What is expected
Below are some records. How many of their lines contain the string "that"? Give the number only.

Available data
☆ ☆ ☆
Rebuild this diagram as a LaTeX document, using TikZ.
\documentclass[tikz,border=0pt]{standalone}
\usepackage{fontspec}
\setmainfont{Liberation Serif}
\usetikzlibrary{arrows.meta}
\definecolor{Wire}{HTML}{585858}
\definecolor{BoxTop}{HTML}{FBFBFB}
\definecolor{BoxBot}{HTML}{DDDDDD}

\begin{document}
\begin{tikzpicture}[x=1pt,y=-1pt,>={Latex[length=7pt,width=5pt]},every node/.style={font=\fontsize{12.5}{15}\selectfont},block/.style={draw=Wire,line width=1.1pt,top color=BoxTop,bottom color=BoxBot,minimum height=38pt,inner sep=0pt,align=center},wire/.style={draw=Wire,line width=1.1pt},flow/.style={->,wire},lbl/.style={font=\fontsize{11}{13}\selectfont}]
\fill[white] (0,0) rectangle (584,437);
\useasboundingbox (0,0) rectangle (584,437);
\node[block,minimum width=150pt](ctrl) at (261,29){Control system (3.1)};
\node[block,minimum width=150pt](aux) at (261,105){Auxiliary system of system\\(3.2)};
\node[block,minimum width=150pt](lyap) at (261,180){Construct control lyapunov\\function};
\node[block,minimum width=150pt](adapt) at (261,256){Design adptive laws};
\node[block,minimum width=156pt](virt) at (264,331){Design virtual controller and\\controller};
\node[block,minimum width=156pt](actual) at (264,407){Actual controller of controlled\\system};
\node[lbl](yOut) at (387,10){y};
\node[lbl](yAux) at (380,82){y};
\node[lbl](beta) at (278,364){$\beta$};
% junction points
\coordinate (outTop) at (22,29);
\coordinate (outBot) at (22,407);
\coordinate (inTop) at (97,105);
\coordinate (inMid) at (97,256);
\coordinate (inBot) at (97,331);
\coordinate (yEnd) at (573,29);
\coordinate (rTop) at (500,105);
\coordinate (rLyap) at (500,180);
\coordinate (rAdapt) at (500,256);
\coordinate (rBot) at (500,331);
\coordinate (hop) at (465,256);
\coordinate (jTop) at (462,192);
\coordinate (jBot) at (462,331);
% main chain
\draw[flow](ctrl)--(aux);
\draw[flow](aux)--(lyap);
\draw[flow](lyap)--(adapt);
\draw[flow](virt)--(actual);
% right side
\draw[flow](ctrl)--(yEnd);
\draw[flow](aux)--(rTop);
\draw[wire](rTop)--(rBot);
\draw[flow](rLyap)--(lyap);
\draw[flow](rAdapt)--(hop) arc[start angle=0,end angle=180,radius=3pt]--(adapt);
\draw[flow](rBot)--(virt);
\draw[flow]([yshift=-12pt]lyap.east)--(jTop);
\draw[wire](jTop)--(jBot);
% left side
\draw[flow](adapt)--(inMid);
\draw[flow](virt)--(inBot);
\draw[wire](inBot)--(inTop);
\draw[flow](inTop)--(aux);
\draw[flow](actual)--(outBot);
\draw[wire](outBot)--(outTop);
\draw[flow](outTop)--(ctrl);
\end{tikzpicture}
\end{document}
☆ ☆ ☆
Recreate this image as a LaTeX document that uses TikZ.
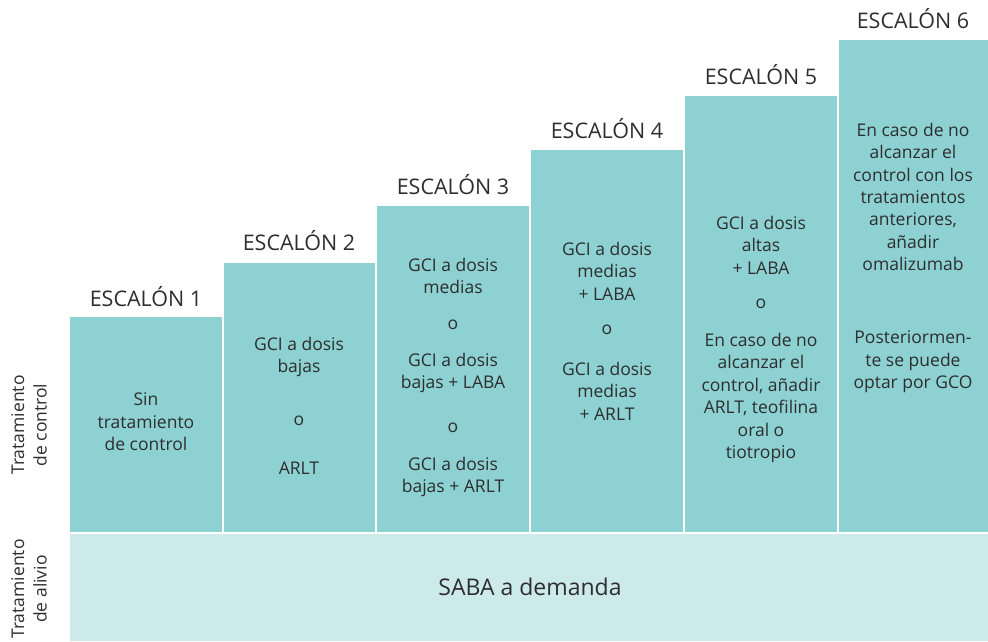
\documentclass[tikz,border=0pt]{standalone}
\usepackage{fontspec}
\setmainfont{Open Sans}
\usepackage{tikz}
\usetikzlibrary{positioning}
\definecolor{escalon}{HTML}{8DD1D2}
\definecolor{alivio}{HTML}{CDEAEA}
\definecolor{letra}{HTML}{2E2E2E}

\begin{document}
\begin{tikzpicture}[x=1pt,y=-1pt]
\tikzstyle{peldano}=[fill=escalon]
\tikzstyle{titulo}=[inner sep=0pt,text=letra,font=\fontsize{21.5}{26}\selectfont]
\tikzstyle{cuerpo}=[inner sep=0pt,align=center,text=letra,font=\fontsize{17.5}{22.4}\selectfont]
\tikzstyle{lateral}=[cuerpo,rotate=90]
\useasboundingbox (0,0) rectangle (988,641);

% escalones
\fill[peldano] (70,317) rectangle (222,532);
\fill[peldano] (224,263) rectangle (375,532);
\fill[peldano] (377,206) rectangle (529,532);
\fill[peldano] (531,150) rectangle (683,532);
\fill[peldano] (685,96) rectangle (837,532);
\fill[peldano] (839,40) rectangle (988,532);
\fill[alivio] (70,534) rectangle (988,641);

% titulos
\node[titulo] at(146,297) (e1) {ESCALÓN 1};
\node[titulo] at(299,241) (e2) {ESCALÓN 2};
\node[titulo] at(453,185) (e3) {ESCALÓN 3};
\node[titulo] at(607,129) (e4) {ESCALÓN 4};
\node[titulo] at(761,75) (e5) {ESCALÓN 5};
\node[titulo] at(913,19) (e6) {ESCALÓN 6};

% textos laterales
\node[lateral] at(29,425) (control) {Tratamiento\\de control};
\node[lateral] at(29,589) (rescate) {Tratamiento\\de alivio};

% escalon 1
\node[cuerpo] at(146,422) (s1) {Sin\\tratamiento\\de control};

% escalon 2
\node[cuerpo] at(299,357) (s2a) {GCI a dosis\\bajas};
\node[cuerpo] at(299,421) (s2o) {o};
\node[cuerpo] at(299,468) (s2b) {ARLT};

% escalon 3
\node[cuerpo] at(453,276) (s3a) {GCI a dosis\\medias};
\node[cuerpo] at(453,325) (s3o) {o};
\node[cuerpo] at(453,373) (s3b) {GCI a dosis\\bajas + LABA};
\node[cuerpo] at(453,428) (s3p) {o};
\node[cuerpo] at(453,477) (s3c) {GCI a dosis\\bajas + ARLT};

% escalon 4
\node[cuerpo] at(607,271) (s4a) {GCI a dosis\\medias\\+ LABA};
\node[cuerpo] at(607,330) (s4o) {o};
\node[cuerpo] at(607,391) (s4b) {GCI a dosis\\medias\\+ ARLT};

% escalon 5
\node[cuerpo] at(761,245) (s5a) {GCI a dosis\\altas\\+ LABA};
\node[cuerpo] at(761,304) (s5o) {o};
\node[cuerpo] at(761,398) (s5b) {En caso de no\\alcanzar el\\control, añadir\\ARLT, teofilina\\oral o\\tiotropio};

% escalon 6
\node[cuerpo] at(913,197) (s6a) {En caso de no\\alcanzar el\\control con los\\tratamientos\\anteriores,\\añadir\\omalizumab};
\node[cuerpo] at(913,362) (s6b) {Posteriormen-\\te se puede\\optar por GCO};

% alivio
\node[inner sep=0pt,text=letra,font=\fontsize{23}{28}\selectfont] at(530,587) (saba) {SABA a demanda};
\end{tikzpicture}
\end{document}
☆ ☆ ☆
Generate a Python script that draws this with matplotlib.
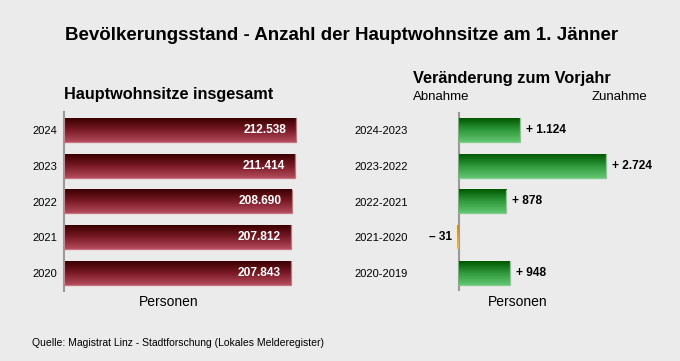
☆ ☆ ☆
Solution to this exercise
2